Chattanooga Times Free Press

Cruz has an idea for how to cover high-risk patients

- NEW YORK TIMES NEWS SERVICE

The health care bill that passed the House a few months ago called for Americans with a history of serious illnesses to be covered in their own, special highrisk insurance pool.

When the Senate unveiled its health legislatio­n in June, it notably omitted the unpopular provision, instead requiring that all Americans be covered by the same kind of insurance, and be charged the same price as other customers of the same age.

Now Sen. Ted Cruz of Texas has an idea that could bring back the high-risk pool.

His proposal, which he’s circulatin­g to his colleagues on typed handouts, wouldn’t explicitly create and fund the special insurance markets, as the House bill did. Instead, insurance experts said, it would create a sort of de facto high risk pool, by encouragin­g customers with health problems to buy insurance in one market and those without illnesses to buy it in another.

Senate leaders are taking the proposal seriously, as it offers something for conservati­ve and moderate lawmakers, at least on paper. And, according to a Fox News interview with Marc Short, the White House director of legislativ­e affairs, the Congressio­nal Budget Office is evaluating the plan this week.

There is no public legislativ­e language yet, but here’s how Cruz’s plan appears to work, based on his handout and statements: Any company that wanted to sell health insurance would be required to offer one plan that adhered to all the Obamacare rules, including its requiremen­t that every customer be charged the same price. People would be eligible for government subsidies to help buy such plans, up to a certain level of income. But the companies would also be free to offer any other type of insurance they wanted, freed from Obamacare’s rules.
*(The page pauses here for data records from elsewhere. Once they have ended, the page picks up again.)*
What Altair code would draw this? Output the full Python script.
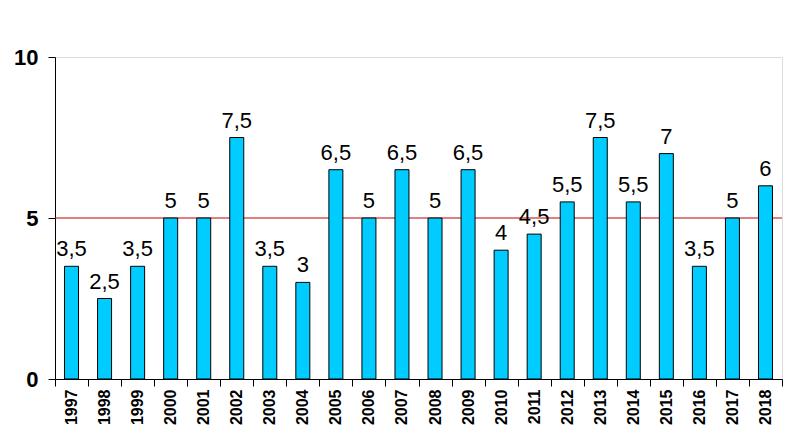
import altair as alt
import pandas as pd

years = [str(y) for y in range(1997, 2019)]
values = [3.5, 2.5, 3.5, 5, 5, 7.5, 3.5, 3, 6.5, 5, 6.5, 5, 6.5, 4, 4.5, 5.5, 7.5, 5.5, 7, 3.5, 5, 6]
labels = [("%g" % v).replace(".", ",") for v in values]
ref_value = [5]

df = pd.DataFrame({"year": years, "value": values, "label": labels})
ref = pd.DataFrame({"y": ref_value})

x = alt.X("year:N", sort=years, title=None,
          scale=alt.Scale(paddingInner=0, paddingOuter=0),
          axis=alt.Axis(labelAngle=-90, labelFont="Liberation Sans", labelFontWeight="bold",
                        labelFontSize=16, labelColor="black", tickBand="extent",
                        tickColor="black", tickSize=7, domainColor="black",
                        labelPadding=3, labelAlign="right", labelBaseline="middle"))
y = alt.Y("value:Q", title=None,
          scale=alt.Scale(domain=[0, 10], nice=False),
          axis=alt.Axis(values=[0, 5, 10], grid=False, labelFont="Liberation Sans",
                        labelFontWeight="bold", labelFontSize=22, labelColor="black",
                        tickColor="black", tickSize=7, domainColor="black", labelPadding=10))

bars = alt.Chart(df).mark_bar(color="#00CCFF", stroke="black", strokeWidth=1, width=14).encode(x=x, y=y)
text = alt.Chart(df).mark_text(baseline="alphabetic", dy=-10, font="Liberation Sans",
                                fontSize=22, color="black").encode(x=alt.X("year:N", sort=years),
                                                                   y="value:Q", text="label:N")
rule = alt.Chart(ref).mark_rule(color="#C00000", strokeWidth=1).encode(y="y:Q")

chart = alt.layer(rule, bars, text).properties(
    width=727, height=322,
    padding={"left": 47, "top": 49, "right": 10, "bottom": 60},
    autosize=alt.AutoSizeParams(type="none")
).configure_view(stroke="#888888", strokeWidth=1).configure(background="white")

chart.save("out.html", embed_options={"renderer": "svg", "actions": False})
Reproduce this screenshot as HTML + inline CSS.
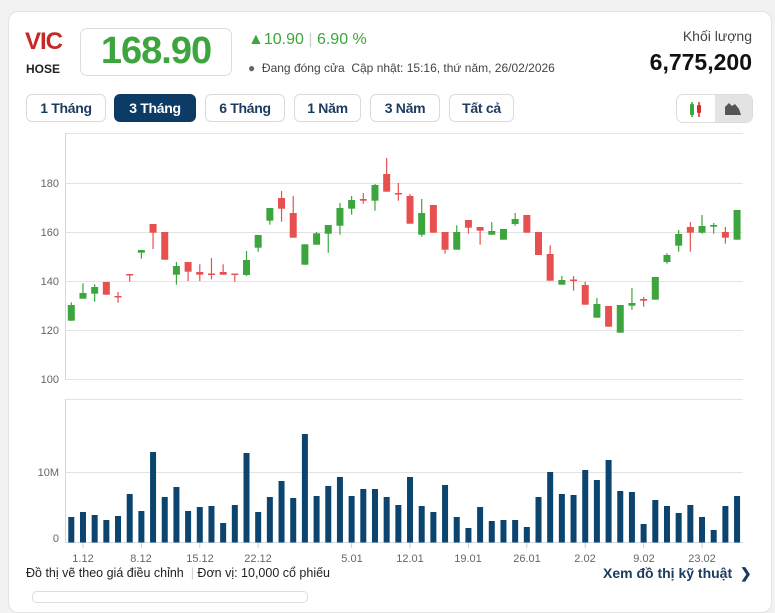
<!DOCTYPE html>
<html><head><meta charset="utf-8">
<style>
body{margin:0;width:775px;height:594px;background:#f2f2f2;font-family:"Liberation Sans",sans-serif;overflow:hidden;position:relative}
.card{position:absolute;left:8px;top:11px;width:762px;height:600px;background:#fff;border:1px solid #e2e2e2;border-radius:10px}
.a{position:absolute;white-space:nowrap}
.btn{position:absolute;top:94px;height:28px;border:1px solid #d6dbe0;border-radius:6px;box-sizing:border-box;font-size:14px;font-weight:bold;color:#1b3b5f;text-align:center;line-height:27px;letter-spacing:-0.3px}
</style></head><body>
<div class="card"></div>
<div class="a" style="left:25px;top:28px;font-size:24px;font-weight:bold;color:#c62828;letter-spacing:-1px">VIC</div>
<div class="a" style="left:26px;top:62px;font-size:12px;font-weight:bold;color:#222">HOSE</div>
<div class="a" style="left:80px;top:28px;width:152px;height:48px;border:1px solid #dcdcdc;border-radius:7px;box-sizing:border-box"></div>
<div class="a" style="left:80px;top:30px;width:152px;text-align:center;font-size:38px;font-weight:bold;color:#3da53d;letter-spacing:-1px">168.90</div>
<div class="a" style="left:248px;top:31px;font-size:16px;color:#3da53d;font-weight:bold">▲<span style="font-weight:normal">10.90</span> <span style="color:#ccc;font-weight:normal">|</span> <span style="font-weight:normal">6.90 %</span></div>
<div class="a" style="left:248px;top:61px;font-size:12px;color:#444"><span style="color:#666">●</span>&nbsp; Đang đóng cửa&nbsp; Cập nhật: 15:16, thứ năm, 26/02/2026</div>
<div class="a" style="right:23px;top:28px;font-size:14px;color:#444">Khối lượng</div>
<div class="a" style="right:23px;top:49px;font-size:23px;font-weight:bold;color:#111">6,775,200</div>
<div class="btn" style="left:26px;width:80px">1 Tháng</div>
<div class="btn" style="left:114px;width:82px;background:#0c3c66;color:#fff;border-color:#0c3c66">3 Tháng</div>
<div class="btn" style="left:205px;width:80px">6 Tháng</div>
<div class="btn" style="left:294px;width:67px">1 Năm</div>
<div class="btn" style="left:370px;width:70px">3 Năm</div>
<div class="btn" style="left:449px;width:65px">Tất cả</div>
<div class="a" style="left:676px;top:94px;width:77px;height:29px;border:1px solid #dcdcdc;border-radius:7px;box-sizing:border-box;overflow:hidden">
 <div class="a" style="left:38px;top:0;width:39px;height:29px;background:#e3e3e3"></div>
 <svg class="a" style="left:0;top:0" width="77" height="29">
  <rect x="13" y="9" width="4" height="11" fill="#3da53d" rx="1"/><line x1="15" y1="7" x2="15" y2="22" stroke="#3da53d" stroke-width="1.5"/>
  <rect x="20" y="10" width="4" height="8" fill="#d32f2f" rx="1"/><line x1="22" y1="7" x2="22" y2="22" stroke="#d32f2f" stroke-width="1.5"/>
  <path d="M48 20 L48 12 L52 8 L55 11 L58 9 L62 14 L64 20 Z" fill="#555"/>
 </svg>
</div>
<svg class="a" style="left:0;top:0" width="775" height="594" id="ch">
 <g stroke="#e3e3e3" stroke-width="1">
  <line x1="65.5" y1="133.5" x2="743" y2="133.5"/>
  <line x1="65.5" y1="183.5" x2="743" y2="183.5"/>
  <line x1="65.5" y1="232.5" x2="743" y2="232.5"/>
  <line x1="65.5" y1="281.5" x2="743" y2="281.5"/>
  <line x1="65.5" y1="330.5" x2="743" y2="330.5"/>
  <line x1="65.5" y1="379.5" x2="743" y2="379.5"/>
  <line x1="65.5" y1="399.5" x2="743" y2="399.5"/>
  <line x1="65.5" y1="472.5" x2="743" y2="472.5"/>
 </g>
 <g stroke="#d0d8e0"><line x1="65.5" y1="133" x2="65.5" y2="380"/><line x1="65.5" y1="399" x2="65.5" y2="543"/><line x1="65.5" y1="542.5" x2="743" y2="542.5"/></g>
 <g font-size="11" fill="#666" text-anchor="end" font-family="Liberation Sans">
  <text x="59" y="187">180</text><text x="59" y="236">160</text><text x="59" y="285">140</text><text x="59" y="334">120</text><text x="59" y="383">100</text>
  <text x="59" y="476">10M</text><text x="59" y="542">0</text>
 </g>
 <g font-size="11" fill="#666" text-anchor="middle" font-family="Liberation Sans">
  <text x="83" y="562">1.12</text><text x="141" y="562">8.12</text><text x="200" y="562">15.12</text><text x="258" y="562">22.12</text><text x="352" y="562">5.01</text><text x="410" y="562">12.01</text><text x="468" y="562">19.01</text><text x="527" y="562">26.01</text><text x="585" y="562">2.02</text><text x="644" y="562">9.02</text><text x="702" y="562">23.02</text>
 </g>
 <g id="cd"></g>
</svg>
<div class="a" style="left:26px;top:566px;font-size:12.5px;color:#222">Đồ thị vẽ theo giá điều chỉnh <span style="color:#ccc">&nbsp;|&nbsp;</span>Đơn vị: 10,000 cổ phiếu</div>
<div class="a" style="left:603px;top:565px;font-size:14px;font-weight:bold;color:#1b3b5f">Xem đồ thị kỹ thuật&nbsp; ❯</div>
<div class="a" style="left:32px;top:591px;width:274px;height:10px;border:1px solid #ddd;border-radius:5px"></div>
<script>
var C=[[305,320.7,302.3,320.7,'g'],[293,298.7,283.3,298.7,'g'],[287,293.7,284.3,301.7,'g'],[282,294.7,282,294.7,'r'],[296,297.5,292,302.7,'r'],[274,275,274,281.7,'r'],[250,252.7,250,258.7,'g'],[224,232.7,224,249,'r'],[232,259.7,232,259.7,'r'],[266,274.7,262,284.7,'g'],[262,271.7,262,281,'r'],[272,274.7,264.3,281,'r'],[273.5,275,258,279.3,'r'],[272,274.7,264.3,274.7,'r'],[273.5,275,273.5,281.7,'r'],[260,275,251,276,'g'],[235,247.7,235,251.7,'g'],[208,220.7,208,224.7,'g'],[198,208.7,191,221.7,'r'],[213,237.7,196,237.7,'r'],[244.3,264.7,244.3,264.7,'g'],[233.3,244.7,232,244.7,'g'],[225,233.7,225,252.7,'g'],[208,225.7,203,234.7,'g'],[200,208.7,196,214.7,'g'],[199,200.7,193,203.7,'r'],[185,200.7,184,210.7,'g'],[174,191.7,158,191.7,'r'],[193,194,183,200.7,'r'],[196,223.7,194,223.7,'r'],[213,234.7,199,236.7,'g'],[205,232.7,205,232.7,'r'],[232,249.7,232,253.7,'r'],[232,249.7,225.3,249.7,'g'],[220,227.7,220,233.7,'r'],[227,230.7,227,244.7,'r'],[231,234.7,222,234.7,'g'],[229,239.7,229,239.7,'g'],[219,224,213,225.7,'g'],[215,232.7,215,232.7,'r'],[232,255,232,255,'r'],[254,280.7,245.3,280.7,'r'],[280,284.7,276,284.7,'g'],[279.5,281,276,290.7,'r'],[285,304.7,281.7,304.7,'r'],[304,317.7,298,317.7,'g'],[306,326.7,306,326.7,'r'],[305,332.7,305,332.7,'g'],[303,305.7,288,309.7,'g'],[299,300.7,297,306.7,'r'],[277,299.7,277,299.7,'g'],[255,262,253.3,263.7,'g'],[234,245.7,230,251.7,'g'],[227,232.7,222,251.7,'r'],[226,232.7,215,233.7,'g'],[225,226.7,223,233.7,'g'],[232,237.7,227,243.7,'r'],[210,239.7,210,239.7,'g']];
var V=[517,512,515,520,516,494,511,452,497,487,511,507,506,523,505,453,512,497,481,498,434,496,486,477,496,489,489,497,505,477,506,512,485,517,528,507,521,520,520,527,497,472,494,495,470,480,460,491,492,524,500,506,513,505,517,530,506,496];
var s='';
for(var i=0;i<58;i++){var x=71.3+i*11.68,c=C[i],col=c[4]=='g'?'#3da53d':'#e8504f';
s+='<line x1="'+x+'" x2="'+x+'" y1="'+c[2]+'" y2="'+c[3]+'" stroke="'+col+'" stroke-width="1.2"/>';
var h=Math.max(c[1]-c[0],1.5);
s+='<rect x="'+(x-3.5)+'" y="'+c[0]+'" width="7" height="'+h+'" fill="'+col+'"/>';
s+='<rect x="'+(x-3)+'" y="'+V[i]+'" width="6" height="'+(542.5-V[i])+'" fill="#0c4470"/>';}
[2,7,12,17,25,30,35,40,45,50,55].forEach(function(k){var x=71.3+(k-1)*11.68;s+='<line x1="'+x+'" x2="'+x+'" y1="543" y2="548" stroke="#ccc"/>';});
document.getElementById('cd').innerHTML=s;
</script>
</body></html>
People who bought the Obamacare-compliant plans would be eligible for subsidies that limit their cost, as long as their income was less than about $42,000 per year for a single person. And those who earn more — or wish to buy skimpier, cheaper plans without all the rules — may also get a discount on those premiums, in the form of pretax health savings accounts, which the legislatio­n would let them use to buy insurance.